Ненужная жена. Рецепт любви - стр. 11
Сама присела рядом с ребенком, принялась за еду, прихлебывая чай из старой глиняной чашки и размышляя.
Куры это хорошо.
Это яйца, это мясо, в конце концов. Уже не так голодно. А по весне, если вычистить их клетушку, то и удобрение хорошее для моих теплиц.
От мыслей о теплицах у меня сердце сжалось.
Какие у меня были теплицы! Там росло все, и зелень для стола, и томаты, и редкие растения. И даже грибы-вешенки. Но, кажется, та же Клотильда побила все стекла. Она была словно стихийное бедствие. Как слон в посудной лавке. Но, подозреваю, это не природная неуклюжесть. Она ломала и крушила все налево и направо специально.
Просто чтобы переломать.
Чтобы испортить, испоганить то, что было устроено с любовью и заботой. То, что делало меня чуточку лучше самой Клотильды. Ведь травы, цветы, теплицы — это прилежный труд и аккуратность. А сама Клотильда работать не любила…
После еды больше всего хотелось упасть и уснуть. Но я понимала, что спать не время.
— Нужно позаботиться о наших курочках, — сказала я задремывающей Лиззи. — Они теперь наши главные кормилицы!
Я прикрыла ее ковром, подкинула еще поленце-другое в камин и направилась в курятник.
Он был очень грязным, очень.
Гнезда, пара деревянных ящиков, были просто скользкими от помета.

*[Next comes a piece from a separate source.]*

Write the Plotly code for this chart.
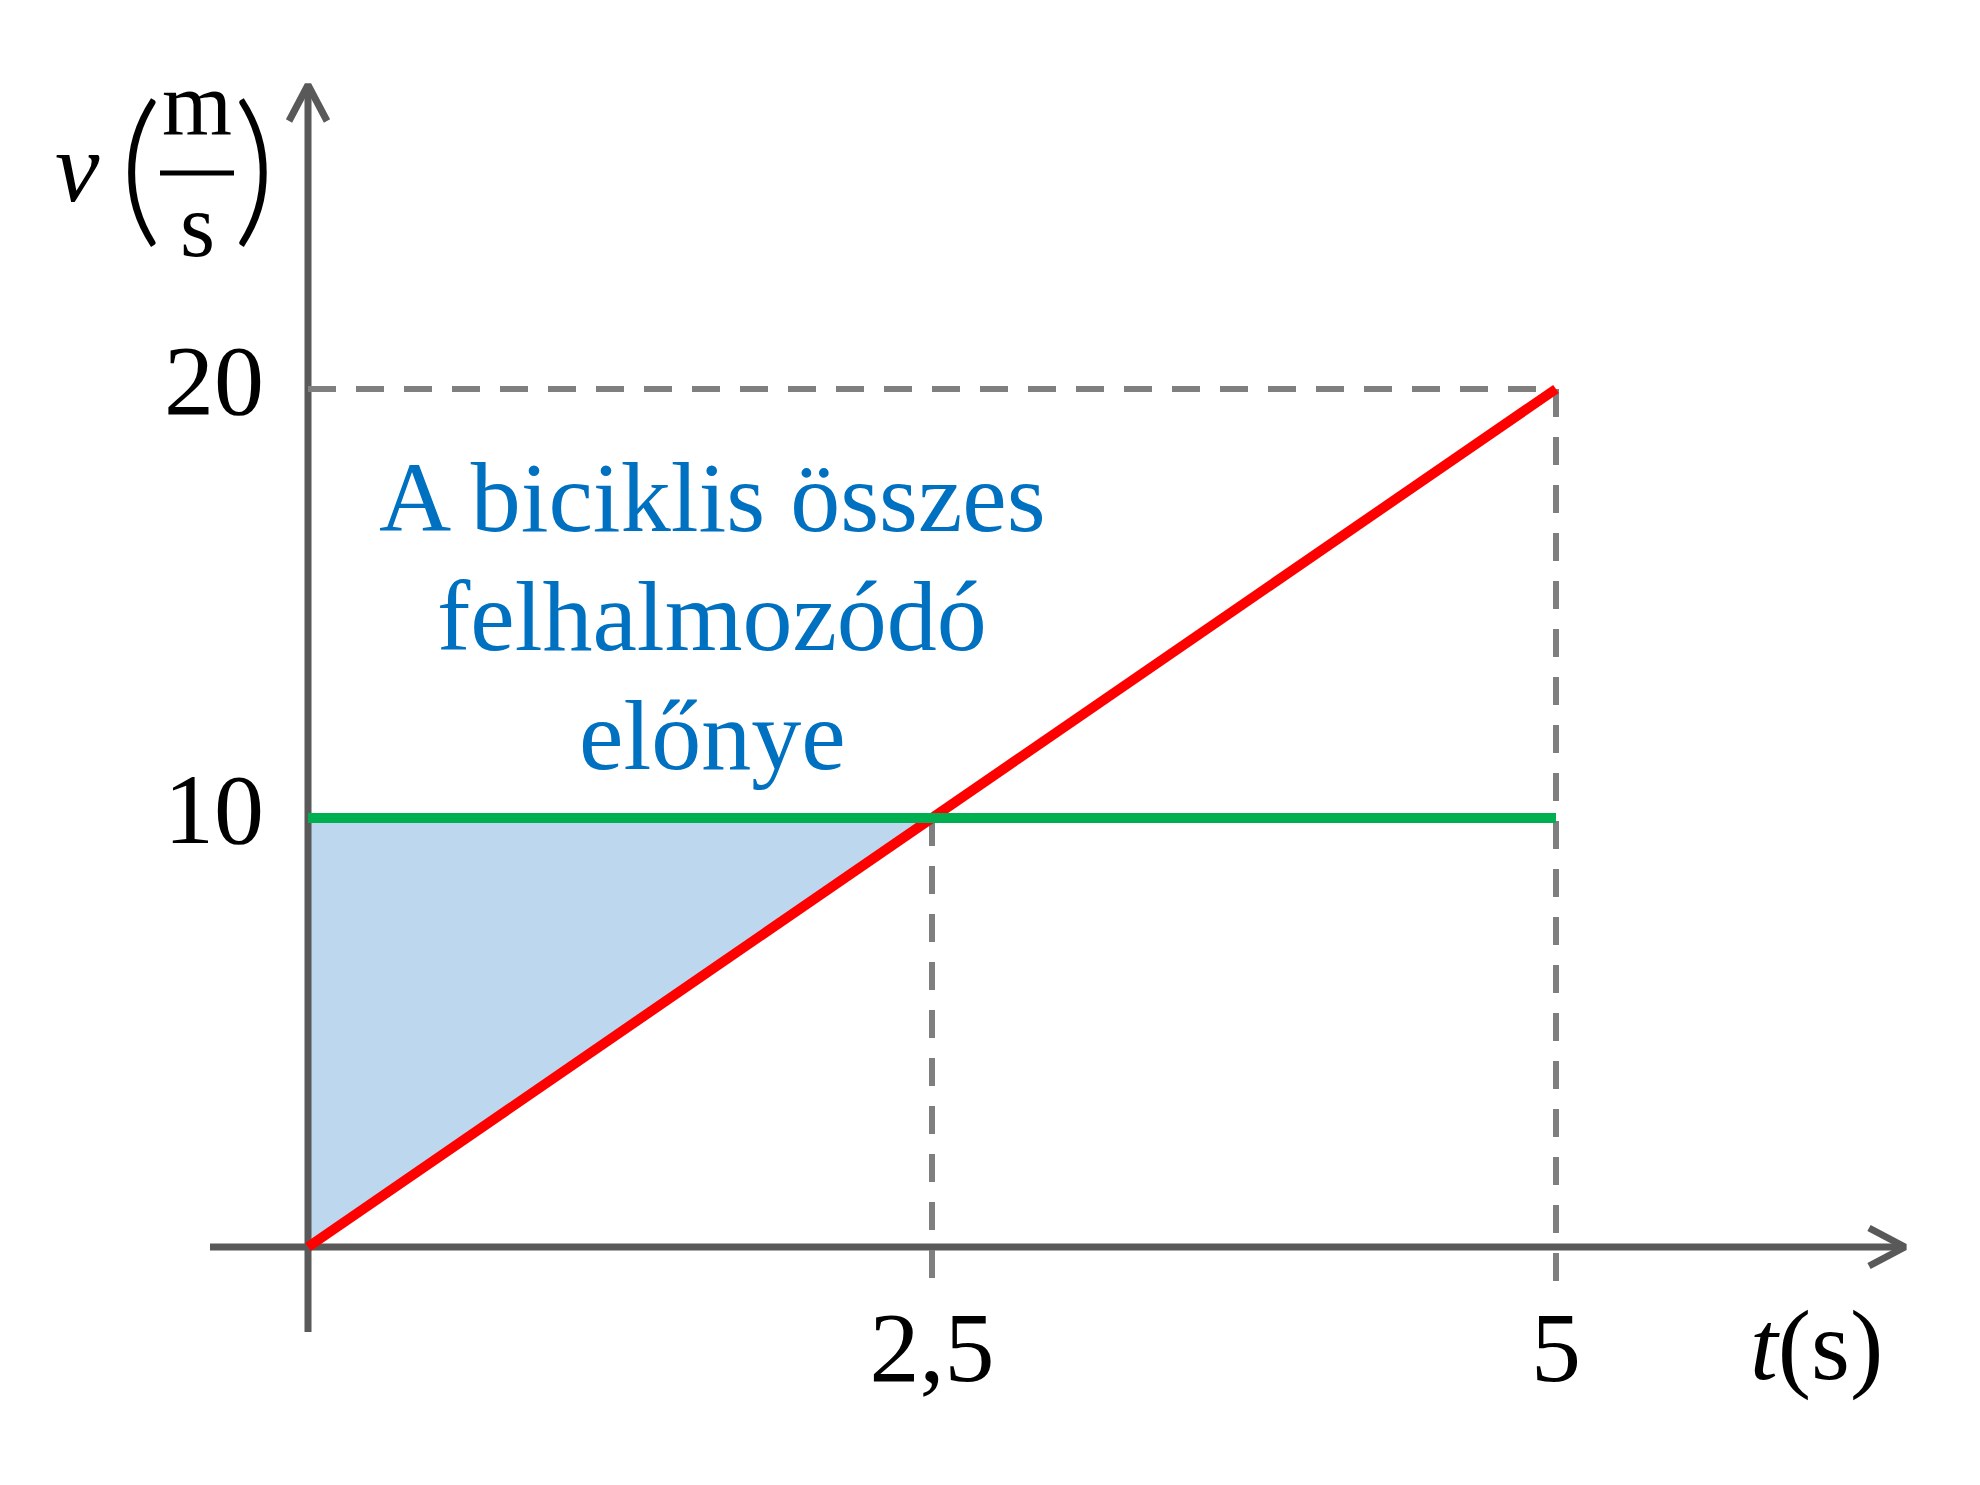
import plotly.graph_objects as go

# chart values
t_red = [0, 2.5, 5]
v_red = [0, 10, 20]
t_green = [0, 5]
v_green = [10, 10]
t_area = [0, 0, 2.5]
v_area = [0, 10, 10]
x_ticks = [2.5, 5]
x_ticklabels = ["2,5", "5"]
y_ticks = [10, 20]
y_ticklabels = ["10", "20"]
t_meet, v_meet = 2.5, 10
t_end, v_end = 5, 20
note_lines = ["A biciklis összes", "felhalmozódó", "előnye"]

# canvas / scale (pixels per unit)
W, H = 1980, 1485
ox, oy = 308, 1247          # pixel position of origin
sx, sy = 249.6, 42.9
x_range = [-ox / sx, (W - ox) / sx]
y_range = [-(H - oy) / sy, oy / sy]

AXIS = "#595959"
DASH = "#7f7f7f"
FONT = "Liberation Serif"

# axis extents
x_ax = [-98 / sx, 1597 / sx]
y_ax = [-85 / sy, 1162 / sy]
ah_len, ah_w = 36, 19

fig = go.Figure()

# shaded advantage area
fig.add_trace(go.Scatter(x=t_area, y=v_area, fill="toself", fillcolor="#bdd7ee",
                         mode="lines", line=dict(width=0), hoverinfo="skip"))

# axes with open arrow heads
fig.add_trace(go.Scatter(x=x_ax, y=[0, 0], mode="lines", line=dict(color=AXIS, width=7)))
fig.add_trace(go.Scatter(x=[0, 0], y=y_ax, mode="lines", line=dict(color=AXIS, width=7)))
fig.add_trace(go.Scatter(
    x=[x_ax[1] - ah_len / sx, x_ax[1], x_ax[1] - ah_len / sx],
    y=[ah_w / sy, 0, -ah_w / sy], mode="lines", line=dict(color=AXIS, width=7)))
fig.add_trace(go.Scatter(
    x=[-ah_w / sx, 0, ah_w / sx],
    y=[y_ax[1] - ah_len / sy, y_ax[1], y_ax[1] - ah_len / sy],
    mode="lines", line=dict(color=AXIS, width=7)))

# guide lines
dash = "28px,20px"
fig.add_trace(go.Scatter(x=[0, t_end], y=[v_end, v_end], mode="lines",
                         line=dict(color=DASH, width=6, dash=dash)))
fig.add_trace(go.Scatter(x=[t_end, t_end], y=[v_end, -39 / sy], mode="lines",
                         line=dict(color=DASH, width=6, dash=dash)))
fig.add_trace(go.Scatter(x=[t_meet, t_meet], y=[v_meet, -33 / sy], mode="lines",
                         line=dict(color=DASH, width=6, dash=dash)))

# motion lines
fig.add_trace(go.Scatter(x=t_red, y=v_red, mode="lines", line=dict(color="#ff0000", width=10)))
fig.add_trace(go.Scatter(x=t_green, y=v_green, mode="lines", line=dict(color="#00b050", width=10)))

# tick labels
fig.add_trace(go.Scatter(x=x_ticks, y=[-109 / sy] * 2, text=x_ticklabels, mode="text",
                         textfont=dict(family=FONT, size=100, color="black")))
fig.add_trace(go.Scatter(x=[-44 / sx] * 2, y=y_ticks, text=y_ticklabels, mode="text",
                         textposition="middle left",
                         textfont=dict(family=FONT, size=100, color="black")))

ann = []
# x axis title
ann.append(dict(x=1508 / sx, y=-98 / sy, text="<i>t</i>(s)", showarrow=False,
                font=dict(family=FONT, size=100, color="black")))
# y axis title v (m/s)
ann.append(dict(x=-231 / sx, y=1080 / sy, text="<i>v</i>", showarrow=False,
                font=dict(family=FONT, size=100, color="black")))
ann.append(dict(x=-168 / sx, y=1087 / sy, text="(", showarrow=False,
                font=dict(family="Lato", size=166, color="black", weight=300)))
ann.append(dict(x=-54 / sx, y=1087 / sy, text=")", showarrow=False,
                font=dict(family="Lato", size=166, color="black", weight=300)))
ann.append(dict(x=-111 / sx, y=1143 / sy, text="m", showarrow=False,
                font=dict(family=FONT, size=90, color="black")))
ann.append(dict(x=-111 / sx, y=1022 / sy, text="s", showarrow=False,
                font=dict(family=FONT, size=90, color="black")))
# note text
for i, line in enumerate(note_lines):
    ann.append(dict(x=404 / sx, y=(750 - 119 * i) / sy, text=line, showarrow=False,
                    font=dict(family=FONT, size=100, color="#0070c0")))

fig.add_shape(type="line", x0=-148 / sx, x1=-74 / sx, y0=1074 / sy, y1=1074 / sy,
              line=dict(color="black", width=5))

fig.update_layout(
    width=W, height=H, margin=dict(l=0, r=0, t=0, b=0),
    plot_bgcolor="white", paper_bgcolor="white", showlegend=False,
    xaxis=dict(range=x_range, visible=False, fixedrange=True),
    yaxis=dict(range=y_range, visible=False, fixedrange=True),
    annotations=ann,
)

fig.write_html("out.html", config={"displayModeBar": False},
               post_script="document.body.style.margin='0';")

Я вычистила из них остатки грязной соломы, решительно промыла их пучком свежей, чистой, и снаружи, и внутри.
Из той копны, что со мной привезли, надергала помягче, настелила курам в гнезда, и много — на пол, надежно прикрыв зловонную жижу. Теперь здесь будет сухо и не будет вонять.
Проветрила клетушку, насыпала курам чистого зерна, а ящик закрыла, чтобы они его не пачкали.

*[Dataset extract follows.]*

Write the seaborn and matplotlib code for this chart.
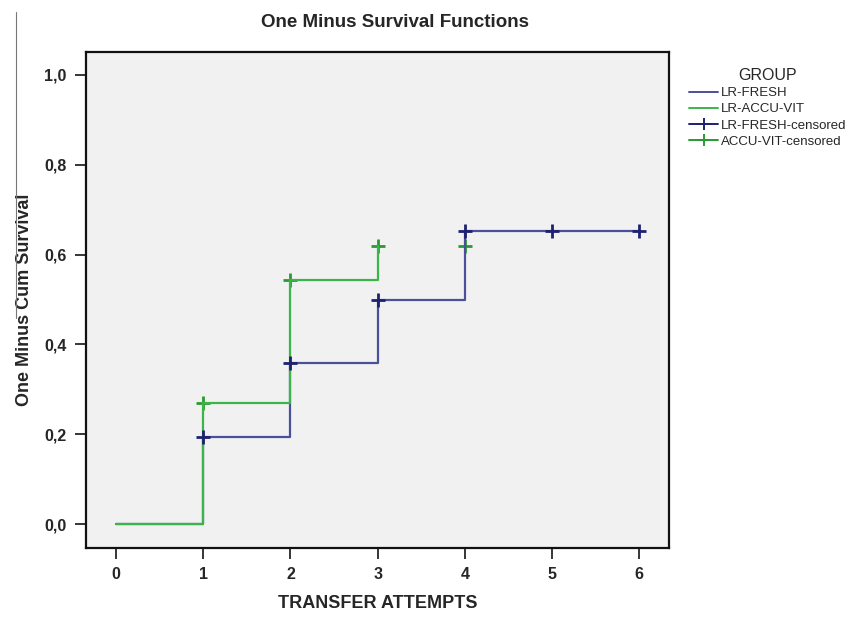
import matplotlib
matplotlib.use("Agg")
import matplotlib.pyplot as plt
from matplotlib.lines import Line2D
import numpy as np
import pandas as pd
import seaborn as sns

# step curves (one minus cumulative survival)
fresh_time = [0, 1, 2, 3, 4, 6]
fresh_value = [0.0, 0.194, 0.359, 0.500, 0.652, 0.652]
accu_time = [0, 1, 2, 3]
accu_value = [0.0, 0.270, 0.543, 0.619]

# censored marks
fresh_cens_time = [1, 2, 3, 4, 5, 6]
fresh_cens_value = [0.194, 0.359, 0.500, 0.652, 0.652, 0.652]
accu_cens_time = [1, 2, 3, 4]
accu_cens_value = [0.270, 0.543, 0.619, 0.619]

group_names = ["LR-FRESH", "LR-ACCU-VIT", "LR-FRESH-censored", "ACCU-VIT-censored"]
x_ticks = [0, 1, 2, 3, 4, 5, 6]
y_ticks = [0.0, 0.2, 0.4, 0.6, 0.8, 1.0]
y_tick_labels = ["0,0", "0,2", "0,4", "0,6", "0,8", "1,0"]

sns.set_style("white")
plt.rcParams['font.family'] = ['Liberation Sans', 'DejaVu Sans']

blue = '#4b4f9c'
blue_mark = '#1d2170'
green = '#3bb54a'
green_mark = '#2a9a30'

curves = pd.concat([
    pd.DataFrame({'time': fresh_time, 'value': fresh_value, 'group': group_names[0]}),
    pd.DataFrame({'time': accu_time, 'value': accu_value, 'group': group_names[1]}),
])
fresh_cens = pd.DataFrame({'time': fresh_cens_time, 'value': fresh_cens_value})
accu_cens = pd.DataFrame({'time': accu_cens_time, 'value': accu_cens_value})

fig = plt.figure(figsize=(8.63, 6.23), dpi=100)
ax = fig.add_axes([0.0997, 0.1204, 0.6755, 0.7961])
ax.set_facecolor('#f1f1f1')

# green censored marks sit under the curves, blue ones on top
sns.scatterplot(data=accu_cens, x='time', y='value', marker='+', s=90, linewidth=2.0,
                color=green_mark, legend=False, ax=ax, zorder=1.5)
sns.lineplot(data=curves, x='time', y='value', hue='group', drawstyle='steps-post',
             estimator=None, palette={group_names[0]: blue, group_names[1]: green},
             linewidth=1.6, legend=False, ax=ax, zorder=2)
sns.scatterplot(data=fresh_cens, x='time', y='value', marker='+', s=90, linewidth=2.0,
                color=blue_mark, legend=False, ax=ax, zorder=3)

ax.set_xlim(-0.344, 6.34)
ax.set_ylim(-0.053, 1.051)
ax.set_xticks(x_ticks)
ax.set_xticklabels([str(t) for t in x_ticks])
ax.set_yticks(y_ticks)
ax.set_yticklabels(y_tick_labels)
ax.tick_params(axis='both', direction='out', length=8, width=1.3, labelsize=11.5,
               left=True, bottom=True, pad=6)
for lab in ax.get_xticklabels() + ax.get_yticklabels():
    lab.set_fontweight('bold')
for side in ['left', 'bottom', 'top', 'right']:
    ax.spines[side].set_visible(True)
    ax.spines[side].set_color('#111111')
    ax.spines[side].set_linewidth(1.6)

ax.set_xlabel('TRANSFER ATTEMPTS', fontsize=13, fontweight='bold', labelpad=9)
ax.set_ylabel('One Minus Cum Survival', fontsize=13, fontweight='bold', labelpad=8)
ax.set_title('One Minus Survival Functions', fontsize=13.5, fontweight='bold', pad=18, x=0.53)

handles = [
    Line2D([], [], color=blue, linewidth=1.4, drawstyle='steps-mid'),
    Line2D([], [], color=green, linewidth=1.4, drawstyle='steps-mid'),
    Line2D([], [], color=blue_mark, linewidth=1.4, marker='+', markersize=9, markeredgewidth=1.4),
    Line2D([], [], color=green_mark, linewidth=1.4, marker='+', markersize=9, markeredgewidth=1.4),
]
leg = fig.legend(handles, group_names, title='GROUP', loc='upper left',
                 bbox_to_anchor=(0.785, 0.91), frameon=False, fontsize=9.5,
                 title_fontsize=11.5, handlelength=2.2, handletextpad=0.2,
                 labelspacing=0.3)
leg._legend_box.align = 'center'

# thin stray line at the left edge of the original scan
fig.add_artist(Line2D([16 / 863, 16 / 863], [1 - 12 / 623, 1 - 318 / 623],
                      transform=fig.transFigure, color='#777777', linewidth=0.8))

fig.savefig('out.png', dpi=100)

В награду за свои труды по окончании всех работ в пышной свежей подстилке на полу нашла еще одно яйцо, свежее, горячее.
— Ну, теперь не пропадем! — прошептала я, зажав его в кулаке и улыбаясь до ушей.
***
Силы возвращались ко мне быстро. Даже странно, какое чудо способен сотворить крошечный кусок хлеба и спокойный отдых! Но я уже чувствовала, как силы возвращаются в мои руки.
Поэтому я решительно взяла снеговую лопату и решили идти к дому.
Я хотела поискать там что-нибудь, все равно что. В нашем положении любая мелочь, любая вещь— это ценность. Обрывок ткани, старая одежда. Соль. Мыло вот, например. Клотильда не взяла мыло, а ведь оно стоит очень дорого.
— Чем же Клотильда стирает, если мыла не знает, — удивилась я, натягивая тяжелую одежду.
— Щелоком же, — рассудительно ответила Лиззи, в свою очередь завязывая свои шерстяные платки. — Да и то не сама, а служанки ее. Видно, ты и вправду сильно болела, если этого не помнишь. Ты же тоже стирала для Клотильды.
Я помнила.
И стирала, и таскала тяжелые корзины с сырым бельем во двор, вывесить сушиться…
Но все эти воспоминания были так тяжелы, так болезненны, что я отодвигала их поглубже в память, чтобы отчаяние и безысходность, наполнявшие их, не ранили меня.
Я глянула на свои руки. Они были очень тонкие, худые, бледные, с коротко остриженными ногтями, в цыпках. Да, поработать им пришлось много.
Мне вдруг стало ужасно жаль своего нового тела. Какое оно неухоженное, больное, нескладное… Совсем юная девушка, а выгляжу как старуха! А мне вдруг захотелось выглядеть… привлекательно, что ли. Я и в прежней своей жизни была этого лишена. Болезнь ведь никого не красит.